Helgard Kim Haug, Stefan Kaegi and Daniel Wetzel use immersive theatre techniques, humour and a disruption of expected behaviour to stage performances that examine fields that lie outside of the control of the nation-state. ‘Staat 1-4’ is a theatrical research project that focuses on the collection and exchange of information in our increasingly post-democratic society. Through the performers, who they term “experts of the everyday,” the performances seek to destabilize the idealization or perceived finality of democratic structures. Through the life stories of these real-life experts, the visitor is invited on a journey to unravel or reveal the web of complex structures and processes that underpin our institutions and behaviours. The nature of the macrostructures that control us and lie outside of our control are intersected and understood through individual experiences. Each ‘Staat’ mediates between reality and fiction, using real people and stories as its actors and rethinking the role of the spectator through active participation. The result is a new kind of sphere for knowledge production which focuses on the individual and provides an incredibly stimulating experience for the visitor.
In the confines of the Neues Museum, subtle yet distinctive gestures separate you from the regular museum visitor and grant access to biographic audio files from journalists, activists and former BND boss Gerhard Schindler. The first Staat (‘Top Secret International’) focus on the secret and its social function, exploring the autonomous structure of intelligence agencies. Spectators, or players, are given a headset and notebook and are guided around the museum by a voice in their ear which is controlled by an algorithm. Questions are repeatedly posed, the answers to which dictate your route through the ancient artifacts and sculptures. Do you store information about others that you will eventually be able to use to manipulate them? If no, then turn into the small frieze room. If yes, then follow a different path. By tracing the route and movements of your fellow participants, you learn things about them. The man in the hat waving would read his partner’s emails; the woman with the baby wouldn’t tell everyone if she knew when the world was going to end. The structure of the performance constructs this constant relay between the state and the personal. Exposed are details of how the network of secret services operate and simultaneously our own code of ethics is examined.

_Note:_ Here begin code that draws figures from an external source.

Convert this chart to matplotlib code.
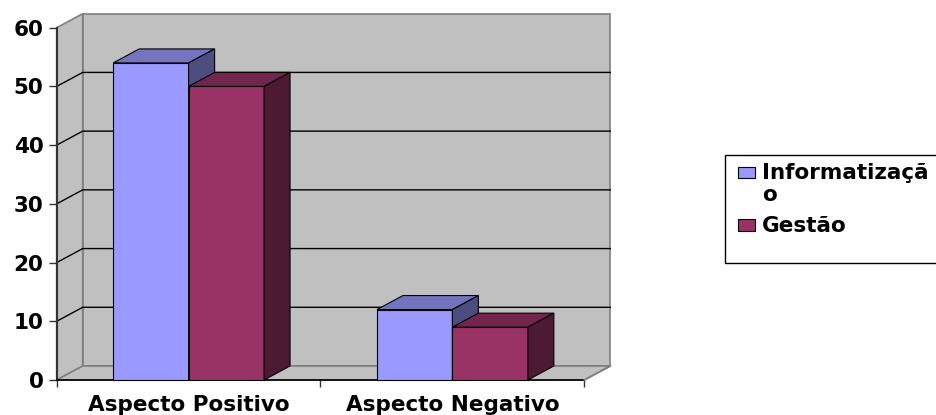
import numpy as np
import matplotlib.pyplot as plt
from matplotlib.patches import Polygon, Rectangle

# data
categories = ['Aspecto Positivo', 'Aspecto Negativo']
series_names = ['Informatizaçã\no', 'Gestão']
informatizacao = [54, 12]
gestao = [50, 9]
yticks = [0, 10, 20, 30, 40, 50, 60]

front_colors = ['#9999FF', '#993366']
top_colors = ['#7373C0', '#73264D']
side_colors = ['#4D4D80', '#4D1A33']
wall = '#C0C0C0'
wall_edge = '#808080'

plt.rcParams['font.family'] = ['DejaVu Sans']
plt.rcParams['font.weight'] = 'bold'
fs = 15.5

W, H = 937, 415
fig = plt.figure(figsize=(W / 100, H / 100), dpi=100)
ax = fig.add_axes([56.7 / W, 35 / H, 527.6 / W, 352.3 / H])
n = len(categories)
ymax = yticks[-1]
ax.set_xlim(0, n)
ax.set_ylim(0, ymax)
for s in ax.spines.values():
    s.set_visible(False)
ax.patch.set_visible(False)

# 3d depth offset (in data units)
dx = 26 / 263.8
dy = 14 * ymax / 352.3

# walls and floor
kw = dict(fc=wall, ec=wall_edge, lw=1.2, clip_on=False, zorder=0)
ax.add_patch(Polygon([(dx, dy), (n + dx, dy), (n + dx, ymax + dy), (dx, ymax + dy)], **kw))
ax.add_patch(Polygon([(0, 0), (dx, dy), (dx, ymax + dy), (0, ymax)], **kw))
ax.add_patch(Polygon([(0, 0), (n, 0), (n + dx, dy), (dx, dy)], **kw))
for v in yticks[1:-1]:
    ax.plot([0, dx, n + dx], [v, v + dy, v + dy], color='black', lw=1, clip_on=False, zorder=1)

# bars
w = 0.286
for i, vals in enumerate([informatizacao, gestao]):
    x0s = np.arange(n) + 0.5 - w + i * w
    ax.bar(x0s, vals, width=w, align='edge', color=front_colors[i], edgecolor='black',
           lw=0.8, zorder=3 + i, clip_on=False)
    for x0, v in zip(x0s, vals):
        x1 = x0 + w
        ax.add_patch(Polygon([(x0, v), (x0 + dx, v + dy), (x1 + dx, v + dy), (x1, v)],
                             fc=top_colors[i], ec='black', lw=0.8, zorder=3 + i, clip_on=False))
        ax.add_patch(Polygon([(x1, 0), (x1 + dx, dy), (x1 + dx, v + dy), (x1, v)],
                             fc=side_colors[i], ec='black', lw=0.8, zorder=3 + i, clip_on=False))

# axis lines
ax.plot([0, 0], [0, ymax], color='#333333', lw=1.5, clip_on=False, zorder=2)
ax.plot([0, n], [0, 0], color='black', lw=1.2, clip_on=False, zorder=2)
ax.plot([n, n + dx], [0, dy], color=wall_edge, lw=1.2, clip_on=False, zorder=2)

ax.set_yticks(yticks)
ax.tick_params(axis='y', length=6, width=1, pad=3.5, labelsize=fs, color='#333333')
ax.set_xticks(range(n + 1))
ax.set_xticklabels([])
ax.set_xticks(np.arange(n) + 0.5, minor=True)
ax.set_xticklabels(categories, minor=True)
ax.tick_params(axis='x', which='major', length=5, width=1, color='#333333')
ax.tick_params(axis='x', which='minor', length=0, pad=11, labelsize=fs)

# legend
fig.add_artist(Rectangle((725 / W, 1 - 263 / H), 0.3, 108 / H, transform=fig.transFigure,
                         fc='white', ec='black', lw=1))
hy = [178.3, 230.7]
for i, name in enumerate(series_names):
    fig.add_artist(Rectangle((738 / W, 1 - hy[i] / H), 16.7 / W, 11.5 / H, transform=fig.transFigure,
                             fc=front_colors[i], ec='black', lw=0.8))
fig.text(762 / W, 1 - 163 / H, series_names[0], va='top', ha='left', fontsize=fs,
         fontweight='bold', linespacing=1.15)
fig.text(762 / W, 1 - 231.7 / H, series_names[1], va='baseline', ha='left', fontsize=fs,
         fontweight='bold')

fig.savefig('out.png', dpi=100)
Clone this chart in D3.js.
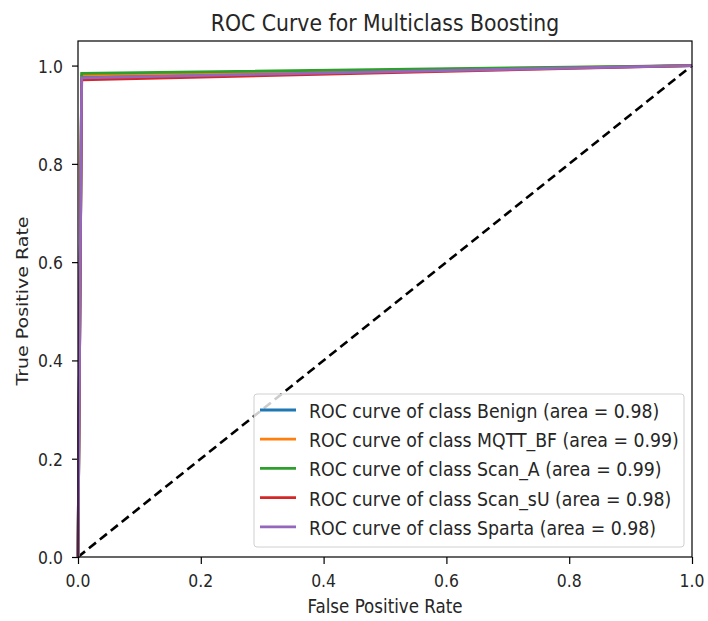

While Staat 1 takes place in a real-life environment, Staat 2 (‘Society Under Construction’) makes use of a purpose-built model to explore the construction site. In a feat of organization and timing, groups of spectators move through the exhibition hall at HKW, changing helmets and headphones, climbing sand hills and learning karate moves, all under the guidance of eight different experts. Each expert represents a contrasting viewpoint and through the different scenarios we slip into their everyday lives. High up on scaffolding in the middle of the space is Andreas Riegel, lawyer for Transparency International, a global coalition which seeks to end corruption. Riegel takes the construction site as example of a space in which corruption has reached a political level. Below him, in a container, is capital investment consultant Sonja-Verena Breidenbach, who instructs us to ignore the lies told by Riegel. The most memorable story comes Alfredo di Mauro, designer of the smoke extraction system of the Berlin airport. He explains how his system has been blamed for the delay in the airport opening, and how he hasn’t worked since. The experts often stumble over their lines and look uncomfortable, but this only serves to remind that they are not professional actors and that this is not a typical theatrical performance. As such, ‘Staat 1-4’ is not a packaged, finite, immutable work. It is rather open-ended, a kind of collaging of contradictions in ideas and experiences that unfolds in front of the visitor.

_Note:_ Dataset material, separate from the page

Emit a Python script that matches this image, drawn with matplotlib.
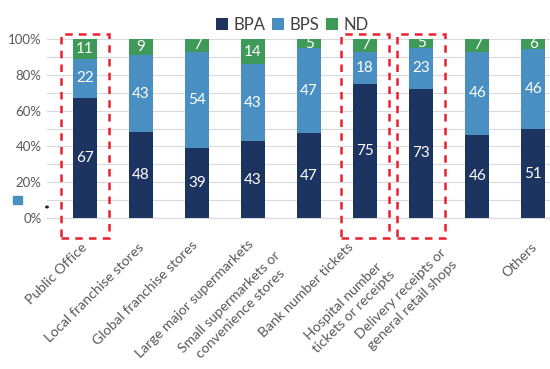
import numpy as np
import matplotlib
matplotlib.use("Agg")
import matplotlib.pyplot as plt
import matplotlib.patches as mpatches

plt.rcParams["font.family"] = ["Lato", "DejaVu Sans"]

categories = [
    "Public Office",
    "Local franchise stores",
    "Global franchise stores",
    "Large major supermarkets",
    "Small supermarkets or\nconvenience stores",
    "Bank number tickets",
    "Hospital number\ntickets or receipts",
    "Delivery receipts or\ngeneral retail shops",
    "Others",
]
bpa = [67, 48, 39, 43, 47, 75, 73, 46, 51]
bps = [22, 43, 54, 43, 47, 18, 23, 46, 46]
nd = [11, 9, 7, 14, 5, 7, 5, 7, 6]
highlighted = [0, 5, 6]  # dashed boxes around these bars

# where each label's first baseline ends, in pixels from (bar, axis bottom)
LABEL_OFFSETS = [(3, 30), (4, 30), (1, 28), (1, 27), (-20, 47),
                 (-11, 30), (-28, 55), (-22, 44), (4, 30)]

C_BPA = "#1d3461"
C_BPS = "#4a8fc2"
C_ND = "#3f9a59"
GREY = "#595959"

fig = plt.figure(figsize=(5.5, 3.69), dpi=100)
ax = fig.add_axes([47 / 550, 151 / 369, 503 / 550, 179 / 369])

x = np.arange(len(categories))
a = np.array(bpa, float)
b = np.array(bps, float)
n = np.array(nd, float)
tot = a + b + n
pa, pb, pn = a / tot * 100, b / tot * 100, n / tot * 100

w = 0.42
ax.bar(x, pa, w, color=C_BPA, label="BPA", zorder=3)
ax.bar(x, pb, w, bottom=pa, color=C_BPS, label="BPS", zorder=3)
ax.bar(x, pn, w, bottom=pa + pb, color=C_ND, label="ND", zorder=3)

for i in x:
    segs = [(pa[i] / 2, bpa[i]), (pa[i] + pb[i] / 2, bps[i]),
            (pa[i] + pb[i] + pn[i] / 2, nd[i])]
    for yc, v in segs:
        ax.text(i, yc, str(v), ha="center", va="center", color="white",
                fontsize=11, zorder=4)

ax.set_xlim(-0.68, 8.3)
ax.set_ylim(0, 100)
ax.set_yticks(np.arange(0, 101, 10))
ax.set_yticklabels([f"{v}%" if v % 20 == 0 else "" for v in range(0, 101, 10)],
                   color=GREY, fontsize=9.5)
ax.tick_params(axis="y", length=0, pad=4)
ax.set_xticks([])
ax.grid(axis="y", color="#d9d9d9", lw=0.8, zorder=0)
for s in ["top", "right", "left"]:
    ax.spines[s].set_visible(False)
ax.spines["bottom"].set_color("#d9d9d9")

for i, (lab, (dx, dy)) in enumerate(zip(categories, LABEL_OFFSETS)):
    ax.annotate(lab, xy=(i, 0), xycoords=("data", "axes fraction"),
                xytext=(dx, -dy), textcoords="offset pixels",
                rotation=45, rotation_mode="anchor", ha="right", va="baseline",
                multialignment="center", color=GREY, fontsize=10.2,
                linespacing=1.4, annotation_clip=False)

# dashed highlight boxes around selected bars
for i in highlighted:
    rect = mpatches.Rectangle((i - 0.43, -11), 0.86, 114, fill=False,
                              edgecolor="#e8202f", lw=1.8, ls=(0, (3, 2.5)),
                              clip_on=False, zorder=5)
    ax.add_patch(rect)

ax.legend(loc="center", bbox_to_anchor=(292 / 550, 1 - 25 / 369),
          bbox_transform=fig.transFigure, ncol=3, frameon=False,
          fontsize=12, handlelength=0.75, handleheight=0.75,
          handletextpad=0.3, columnspacing=0.4, labelcolor="#404040",
          borderpad=0)

# stray legend swatch at left edge
fig.patches.append(mpatches.Rectangle((13 / 550, 1 - 204 / 369), 9 / 550, 8 / 369,
                                      transform=fig.transFigure, color=C_BPS))
fig.patches.append(mpatches.Circle((47 / 550, 1 - 207 / 369), 1.2 / 550,
                                   transform=fig.transFigure, color="#222222"))

fig.savefig("out.png", dpi=100)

Ultimately, through Rimini Protokoll and their experts of the everyday, it is possible to recognise and re-appropriate the human element from the complex structural web that has come to dominate our societal present. Particularly through the staging of Staat 2, we can extract the individual humanism from the vast digital and economic algorithms that dictate financial, political and social behaviours. The result of this humanism is contradiction, a sort of dialectic of modernity. The performances force visitors to re-evaluate their constructions of knowledge and democracy and to face society’s underlying forces—and this writer looks forward to watching Staat 3 and 4 as they unfold.